I found myself fascinated by optimal stopping and how I could use it to make decisions. It has all sorts of applications. For example, if you’re 20 and looking to get married by 40, you should marry the first person that’s the best person you meet after 27. This will maximize your chances of getting the best spouse.
I had about a month for my apartment hunt, so I set the parameters: I would see as many apartments as possible every day. I would not rent any apartments I saw during the first 37% of the month. After that, I would rent the first apartment that was better than any of the ones I saw.
This was easy in a practical sense, but hard in an emotional sense. I knew I had to spend 11 days looking at apartments that I would not rent under any circumstances. There were some charmers: a new construction place in Chinatown, a palatial East Village space that felt like home, and a dream SoHo two bedroom I could absolutely not afford. However, most of the places were uninhabitable hovels for extraordinary rents.

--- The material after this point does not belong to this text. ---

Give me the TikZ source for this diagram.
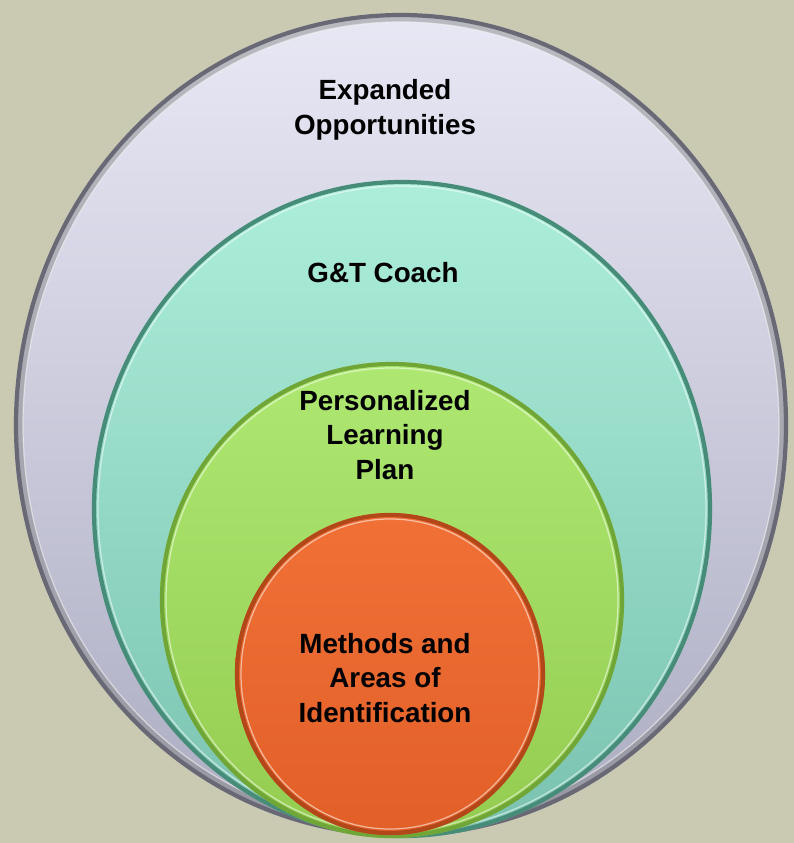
\documentclass[tikz,border=0pt]{standalone}
\usepackage{fontspec}
\setmainfont{Liberation Sans}
\usetikzlibrary{shapes.geometric}

\definecolor{bgpaper}{RGB}{202,201,177}
\definecolor{outertop}{RGB}{232,232,245}
\definecolor{outerbot}{RGB}{172,172,194}
\definecolor{outerrim}{RGB}{105,105,118}
\definecolor{coachtop}{RGB}{172,238,218}
\definecolor{coachbot}{RGB}{122,194,176}
\definecolor{coachrim}{RGB}{70,140,120}
\definecolor{plantop}{RGB}{174,232,114}
\definecolor{planbot}{RGB}{148,204,80}
\definecolor{planrim}{RGB}{112,165,55}
\definecolor{idtop}{RGB}{240,112,54}
\definecolor{idbot}{RGB}{226,96,40}
\definecolor{idrim}{RGB}{178,72,26}

\begin{document}
\begin{tikzpicture}[
    label/.style={font=\fontsize{15.8}{19.8}\selectfont\bfseries, align=center, text=black},
    rim/.style={line width=2.4pt},
    band/.style={line width=3.6pt, opacity=0.45},
    shine/.style={line width=0.7pt, white, opacity=0.55}
  ]

  % paper
  \fill[bgpaper] (0,0) rectangle (15.88,-16.86);
  \useasboundingbox (0,0) rectangle (15.88,-16.86);

  % outer ring: expanded opportunities
  \shade[top color=outertop, bottom color=outerbot] (8.02,-8.50) ellipse [x radius=7.74cm, y radius=8.24cm];
  \draw[band, gray] (8.02,-8.50) ellipse [x radius=7.62cm, y radius=8.12cm];
  \draw[rim, outerrim] (8.02,-8.50) ellipse [x radius=7.70cm, y radius=8.20cm];
  \draw[shine] (8.02,-8.50) ellipse [x radius=7.56cm, y radius=8.06cm];

  % coach
  \shade[top color=coachtop, bottom color=coachbot] (8.04,-10.18) ellipse [x radius=6.20cm, y radius=6.58cm];
  \draw[rim, coachrim] (8.04,-10.18) ellipse [x radius=6.16cm, y radius=6.54cm];
  \draw[shine] (8.04,-10.18) ellipse [x radius=6.08cm, y radius=6.46cm];

  % learning plan
  \shade[top color=plantop, bottom color=planbot] (7.84,-12.00) ellipse [x radius=4.64cm, y radius=4.76cm];
  \draw[rim, planrim] (7.84,-12.00) ellipse [x radius=4.60cm, y radius=4.72cm];
  \draw[shine] (7.84,-12.00) ellipse [x radius=4.52cm, y radius=4.64cm];

  % identification
  \shade[top color=idtop, bottom color=idbot] (7.80,-13.48) ellipse [x radius=3.10cm, y radius=3.22cm];
  \draw[rim, idrim] (7.80,-13.48) ellipse [x radius=3.06cm, y radius=3.18cm];
  \draw[shine] (7.80,-13.48) ellipse [x radius=2.98cm, y radius=3.10cm];

  \node[label] (opps) at (7.70,-2.20) {Expanded\\Opportunities};
  \node[label] (coach) at (7.66,-5.46) {G\&T Coach};
  \node[label] (plan) at (7.70,-8.70) {Personalized\\Learning\\Plan};
  \node[label] (ident) at (7.70,-13.56) {Methods and\\Areas of\\Identification};

\end{tikzpicture}
\end{document}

The domestic indignities we subject ourselves to in New York you’re either intimately familiar with, or wouldn’t believe if explained to you. Those ones were easy to skip.
When day 11 arrived, I was excited. It was game time. 37% of the month had passed. The first best apartment is my new home. Onward and upward. Over the next few days I saw a few more losers, and most notably, the worst apartment I had ever seen in New York (a dingy, ground floor SoHo “one bedroom” for $1950).
One other SoHo listing caught my eye. It was on a quiet block in “South Village” I wasn’t familiar with. When I saw the second floor, rear-facing walkup, it wasn’t the apartment of my dreams, but I realized it was indeed the best apartment I had seen so far: exposed brick, a real bedroom, multiple closets, original tin ceiling, very little street noise, dark in the bedroom, natural light in the living room, a gas stove, a shower in the bathroom instead of the kitchen, neighbors notably not screaming at all, walking distance to every train, and cheaper than my Bushwick spot. It had everything I needed and enough of what I wanted.
During the open house, I pulled the realtor aside so the other people couldn’t hear and told him I’d take it. Six years later I’m in a place with lopsided floors that forbids bikes in the hall, but I’m not thinking about apartment hunting. But if I ever have to do that again, I’ll know how.